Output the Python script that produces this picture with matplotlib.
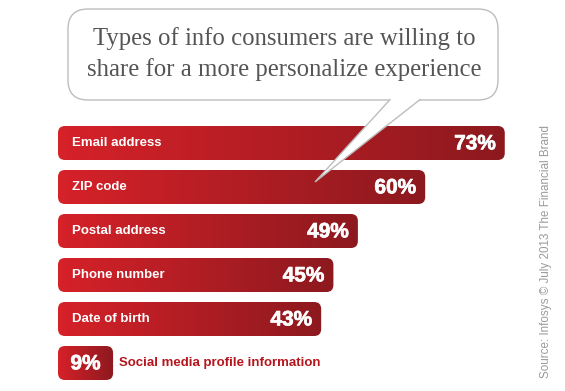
import numpy as np
import matplotlib.pyplot as plt
from matplotlib.patches import FancyBboxPatch, Polygon
import matplotlib.patheffects as pe

# data
labels = ["Email address", "ZIP code", "Postal address", "Phone number",
          "Date of birth", "Social media profile information"]
values = [73, 60, 49, 45, 43, 9]
title = "Types of info consumers are willing to\nshare for a more personalize experience"
source = "Source: Infosys \u00a9 July 2013 The Financial Brand"

W, H = 565, 391
fig = plt.figure(figsize=(W / 100, H / 100), dpi=100)

# bar axes: 58px left offset, ~6.12 px per percent, 44px row pitch
px_per_pct = 6.12
x0 = 58
ax = fig.add_axes([x0 / W, 0, 1 - x0 / W, 1])
ax.axis("off")

# gradient image: bright red -> dark red
c1 = np.array([0.84, 0.13, 0.16])
c2 = np.array([0.55, 0.10, 0.12])
t = np.linspace(0, 1, 256)
grad = (c1[None, :] * (1 - t[:, None]) + c2[None, :] * t[:, None])[None, :, :]

# mutation aspect so corner radius is round in pixels
pct_per_px = 1 / px_per_pct
row_per_px = 1 / 44
aspect = row_per_px / pct_per_px

pct_font = dict(color="white", fontsize=15, fontweight="bold",
                family="Liberation Sans", va="center", zorder=3,
                path_effects=[pe.withStroke(linewidth=0.5, foreground="white")])

bars = ax.barh(range(len(values)), values, height=34 / 44)
for i, (b, v, lab) in enumerate(zip(bars, values, labels)):
    b.set_visible(False)
    bx, by, bw, bh = b.get_x(), b.get_y(), b.get_width(), b.get_height()
    r = 7 * pct_per_px
    box = FancyBboxPatch((bx, by), bw, bh,
                         boxstyle=f"round,pad=0,rounding_size={r}",
                         mutation_aspect=aspect, fc="none", ec="none")
    ax.add_patch(box)
    im = ax.imshow(grad, extent=(bx, bx + bw, by + bh, by), aspect="auto",
                   interpolation="bilinear", zorder=1)
    im.set_clip_path(box)
    yc = by + bh / 2
    if i < len(values) - 1:
        ax.text(bx + 14 * pct_per_px, yc, lab, color="white",
                fontsize=9.5, fontweight="bold", family="Liberation Sans",
                va="center", ha="left", zorder=3)
        ax.text(bx + bw - 9 * pct_per_px, yc + 0.02, f"{v}%", ha="right",
                **pct_font)
    else:
        ax.text(bx + bw / 2, yc + 0.02, f"{v}%", ha="center", **pct_font)
        ax.text(bx + bw + 6 * pct_per_px, yc, lab, color="#b5161e",
                fontsize=9.5, fontweight="bold", family="Liberation Sans",
                va="center", ha="left", zorder=3)
ax.set_xlim(0, (W - x0) / px_per_pct)
ax.set_ylim((H - 143) / 44, -143 / 44)

# overlay in pixel coordinates for the speech bubble and source note
ov = fig.add_axes([0, 0, 1, 1], facecolor="none")
ov.set_xlim(0, W)
ov.set_ylim(H, 0)
ov.axis("off")

bubble = FancyBboxPatch((68, 9), 430, 91,
                        boxstyle="round,pad=0,rounding_size=20",
                        fc="white", ec="#bdbdbd", lw=1.0, zorder=4)
ov.add_patch(bubble)
tail = Polygon([(390, 99), (315, 182), (420, 99)], closed=True,
               fc="white", ec="none", zorder=5)
ov.add_patch(tail)
ov.plot([390, 315, 420], [99.6, 182, 99.6], color="#bdbdbd", lw=1.0,
        zorder=6, solid_joinstyle="miter")

ov.text(284, 54, title, ha="center", va="center", fontsize=17.8,
        family="Liberation Serif", color="#555555", linespacing=1.4, zorder=7)

ov.text(546, 251, source, rotation=90, ha="center", va="center",
        fontsize=8.4, family="Liberation Sans", color="#9a9a9a")

fig.savefig("out.png", dpi=100)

------

> _BRIEF_
Restate exactly, please, only the lines between the start of the data and the line containing "import matplotlib.patheffects as pe", both ends included, skipping the pictures.

> _THE RESULT_
Output the Python script that produces this picture with matplotlib.
import numpy as np
import matplotlib.pyplot as plt
from matplotlib.patches import FancyBboxPatch, Polygon
import matplotlib.patheffects as pe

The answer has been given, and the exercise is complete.